The European Parliament and EU member states will debate the draft DMA and DSA in the new year.

The EU proposals are in line with, and bolstered by, similar moves in other jurisdictions such as the UK, Germany,2 Japan, and Australia, which are also individually drawing up new tech-focused legislative proposals. Similar proposals are gaining momentum in the U.S. Earlier this month, the Commission published a new trans-Atlantic agenda for global change, which, among others, calls for a greater trans-Atlantic cooperation on antitrust enforcement in digital markets, standard-setting, and data governance.

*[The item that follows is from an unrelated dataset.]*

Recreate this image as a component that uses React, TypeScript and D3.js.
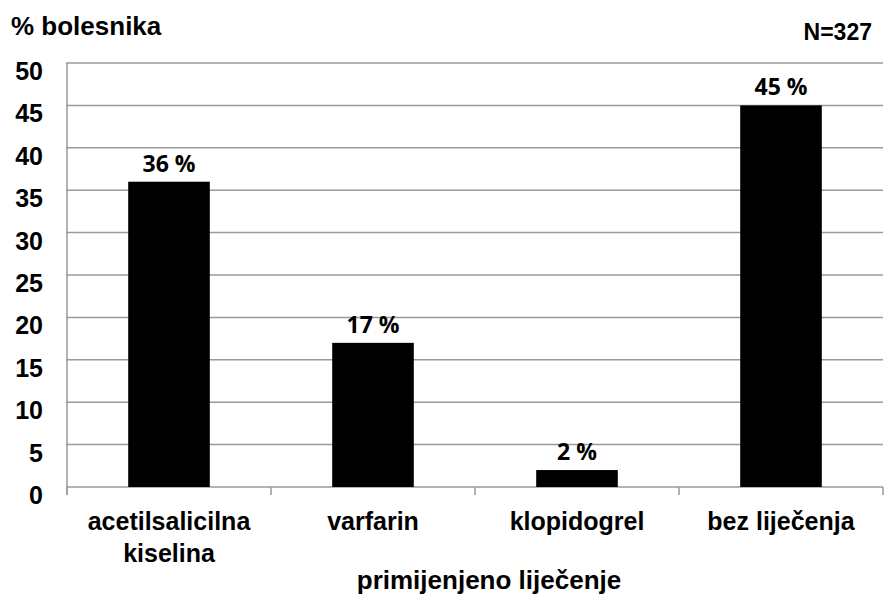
import React, { useEffect, useRef } from 'react';
import * as d3 from 'd3';

const categories = ['acetilsalicilna kiselina', 'varfarin', 'klopidogrel', 'bez liječenja'];
const categoryLines = [['acetilsalicilna', 'kiselina'], ['varfarin'], ['klopidogrel'], ['bez liječenja']];
const values = [36, 17, 2, 45];
const yTicks = [0, 5, 10, 15, 20, 25, 30, 35, 40, 45, 50];

const App: React.FC = () => {
  const ref = useRef<SVGSVGElement | null>(null);

  useEffect(() => {
    if (!ref.current) return;
    const width = 884;
    const height = 594;
    const left = 67;
    const right = 883;
    const top = 63;
    const bottom = 487;

    const svg = d3.select(ref.current);
    svg.selectAll('*').remove();

    const x = d3.scaleBand<string>().domain(categories).range([left, right]).paddingInner(0.6).paddingOuter(0.3);
    const xEdge = d3.scaleLinear().domain([0, categories.length]).range([left, right]);
    const y = d3.scaleLinear().domain([0, 50]).range([bottom, top]);

    const grey = '#9a9a9a';
    const sans = 'Liberation Sans, Arial, sans-serif';

    // gridlines
    svg.append('g')
      .selectAll('line')
      .data(yTicks)
      .enter()
      .append('line')
      .attr('x1', left - 1)
      .attr('x2', right)
      .attr('y1', d => y(d))
      .attr('y2', d => y(d))
      .attr('stroke', grey)
      .attr('stroke-width', 1.5);

    // left axis line
    svg.append('line')
      .attr('x1', left).attr('x2', left)
      .attr('y1', top).attr('y2', bottom + 8)
      .attr('stroke', grey).attr('stroke-width', 1.5);

    // category tick marks
    svg.append('g')
      .selectAll('line')
      .data(d3.range(categories.length + 1))
      .enter()
      .append('line')
      .attr('x1', d => xEdge(d))
      .attr('x2', d => xEdge(d))
      .attr('y1', bottom)
      .attr('y2', bottom + 8)
      .attr('stroke', grey)
      .attr('stroke-width', 1.5);

    // y tick labels
    svg.append('g')
      .selectAll('text')
      .data(yTicks)
      .enter()
      .append('text')
      .attr('x', 43)
      .attr('y', d => y(d) + 17)
      .attr('text-anchor', 'end')
      .attr('font-family', sans)
      .attr('font-weight', 'bold')
      .attr('font-size', 25)
      .text(d => d);

    // bars
    svg.append('g')
      .selectAll('rect')
      .data(values)
      .enter()
      .append('rect')
      .attr('x', (d, i) => x(categories[i]) as number)
      .attr('width', x.bandwidth())
      .attr('y', d => y(d))
      .attr('height', d => bottom - y(d))
      .attr('fill', '#000');

    // value labels
    svg.append('g')
      .selectAll('text')
      .data(values)
      .enter()
      .append('text')
      .attr('x', (d, i) => (x(categories[i]) as number) + x.bandwidth() / 2)
      .attr('y', d => y(d) - 10)
      .attr('text-anchor', 'middle')
      .attr('font-family', 'Open Sans, sans-serif')
      .attr('font-weight', 'bold')
      .attr('font-size', 23)
      .text(d => `${d} %`);

    // category labels
    categoryLines.forEach((lines, i) => {
      const cx = (x(categories[i]) as number) + x.bandwidth() / 2;
      lines.forEach((line, j) => {
        svg.append('text')
          .attr('x', cx)
          .attr('y', 530 + j * 32)
          .attr('text-anchor', 'middle')
          .attr('font-family', sans)
          .attr('font-weight', 'bold')
          .attr('font-size', 25)
          .text(line);
      });
    });

    // axis titles
    svg.append('text')
      .attr('x', 489)
      .attr('y', 589)
      .attr('text-anchor', 'middle')
      .attr('font-family', sans)
      .attr('font-weight', 'bold')
      .attr('font-size', 26)
      .text('primijenjeno liječenje');

    svg.append('text')
      .attr('x', 11)
      .attr('y', 35)
      .attr('font-family', sans)
      .attr('font-weight', 'bold')
      .attr('font-size', 26)
      .text('% bolesnika');

    svg.append('text')
      .attr('x', 872)
      .attr('y', 40)
      .attr('text-anchor', 'end')
      .attr('font-family', sans)
      .attr('font-weight', 'bold')
      .attr('font-size', 23)
      .text('N=327');

    svg.attr('width', width).attr('height', height);
  }, []);

  return (
    <svg ref={ref} width={884} height={594} style={{ position: 'absolute', left: 0, top: 0, background: '#fff' }} />
  );
};

export default App;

The approval process of the new laws could take two or more years. With so many stakeholders likely to offer views, the proposals are unlikely to be adopted without amendment, but the direction and impact of any amendments will be among the more hotly debated dossiers facing the member states and European Parliament for some time to come.


1 “Core platform service” is defined as (a) online intermediation services; (b) online search engines; (c) online social networking services; (d) video-sharing platform services; (e) number-independent interpersonal communication services; (f) operating systems; (g) cloud computing services; (h) advertising services, including any advertising networks, advertising exchanges, and any other advertising intermediation services, provided by a provider of any of the core platform services listed in (a) to (g).

2 Article 1(5) of the draft DMA states that “Member States shall not impose on gatekeepers further obligations by way of laws, regulations or administrative action.” However, the German government issued a statement earlier today saying that it will “work to ensure that national and European digital rules complement each other well.” The new German competition rules for online platforms should come into force in early 2021, before the DMA and DSA are finalized.